40年前,黄北平从四川医学院口腔系毕业分配到四川达县地区。这里属大巴山,生活条件艰苦,仅次于四川的少数民族地区“甘(孜)、阿(坝)、凉(山)”,那是毕业生最不愿意去的老少边穷地区,医疗资源匮乏,有些口腔毕业生分去之后,由于没有口腔治疗设备,只能从事其他专业,造成学非所用。他又是非常幸运的,遇到了同样是四川医学院口腔系毕业的牙科老主任黄锐。黄锐不仅在生活上关心他,更是在业务上手把手地带他。老主任离开达县地区时,送给他自己家传的一把珍贵的拔牙钳,他视若至宝,珍藏至今。在偏僻的巴山深处,老少两代华西人矢志不渝,让华西精神更加璀璨夺目,这不仅仅是一种华西精神的传承,更是一种华西精神的弘扬!
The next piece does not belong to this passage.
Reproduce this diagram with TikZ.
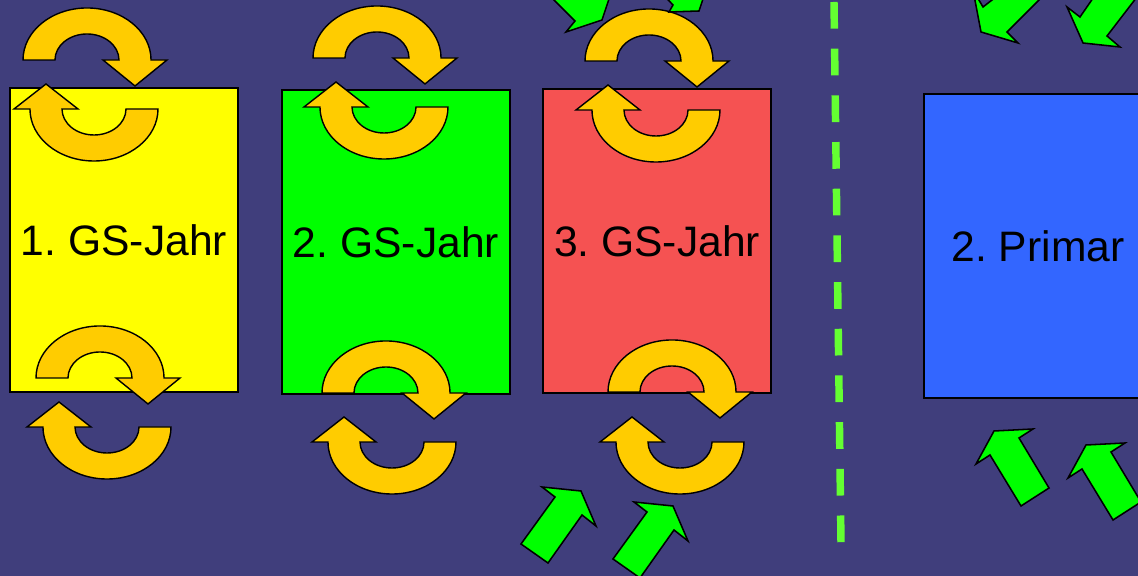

我从事医务工作70年,至今也没有离开临床,深知医生是一个崇高而艰险的职业,肩上担的一头是病人的生死安危,一头是自己的身家性命。接触病人越多,越是如临深渊、如履薄冰。任何一个医生,如果知识储备不够,操作稍微一点失误,都有可能给患者造成难以挽回的伤害,使自己遗恨终身。正因为如此,时过40年,黄北平还牢记着华西口腔医院老院长王翰章的一句话:“要当好医生,首先得把自己想成一个病人。”还记得毛彦祥教授不容丝毫瑕疵,让他重做高嵌体的往事。谨遵师训,学习学习再学习,实践实践再实践,严谨严谨再严谨,不断更新自己的知识和技能,这既是一个医生职业生涯中必不可少的素养,也是少走弯路、少犯错误的最佳途径。

医学,关系到患者的生命健康,无论在体制内,还是在体制外,医务人员都必须有崇高的职业操守,除了深厚的知识积累,更要有一颗仁善火热的心,始终坚守一个医务工作者的初心和使命。古代,华佗、扁鹊以医术救人无数,他们的名字,千古流芳。现代,吴阶平、林巧稚这些伟大的医学家,他们不仅治愈患者的疾病,更以博大的爱心和卓越的医术,赢得了人们的尊敬。作为新时代的医务工作者,更要牢记使命,严谨求实,诚实守信,关爱患者,尊重同行,构建健康和谐的医患关系。

书中黄医生接触的患者中,有当地行政长官,也有游荡街头的“巴山棒棒”;有富甲一方的巨富大贾,也有打零工度日的贩夫走卒;有抱病求医的真正患者,也有寻衅滋事的地痞流氓……我们在《齿生有缘》中看到了医疗领域的多元、复杂,给现阶段的医生执业提出了更严峻的考验。而黄北平仅仅以一个平凡的医生担当,不自觉地、出自职业本能地为化解一些医患矛盾尽了他的微薄之力。不能不说,这是医生这一职业的独特力量!我们应该随时铭记自己的职业操守,做好自己的本职工作。作为医务工作者,我愿与同行共勉。

黄北平和刘秀品合著的《齿生有缘》,虽然讲的是牙科医生和患者之间的故事,但它用文学的形式,生动地表现了医生与患者之间平等相待、真诚沟通、医患互信的良好关系,这对社会而言,有广泛的价值。

有必要再补充几句。黄北平1984年从四川医学院毕业时,我任该院院长,他的毕业证由我签署。几十年来,从华西坝走出的学生,有的在高等学府任教,成了著名的医学教育专家;有的在大医院工作,成了一代名医;有的在基层医疗单位挑重担,用诚实的劳动为社会做贡献。他们遍布全世界,成就有大小,名望有高低,但都不愧为华西的优秀弟子,我甚感欣慰。鉴于此,以上这些粗浅的文字,既是我给《齿生有缘》一书写的短序,也算是我给华西学生工作40年签署的又一本“毕业证”,以表示对他们勤奋努力、服务大众的肯定。

以上引言,求方家教正。

曹泽毅,1933年3月生于四川省成都市,1956年毕业于四川医学院(今四川大学华西医学中心),1968年北京医学院(今北京大学医学部)研究生毕业,1982年获瑞士巴塞尔大学医学博士学位。历任华西医科大学妇产科医生、教授、校长,卫生部副部长。著有《中华妇产科学》《中国妇科肿瘤学》《子宫颈癌》等专著。从医70年,擅长妇产科各种疑难病的诊断治疗,特别是妇科肿瘤的早期诊断和手术治疗,对子宫颈癌的早期诊断和手术治疗有较深造诣。曾任中华医学会常务副会长。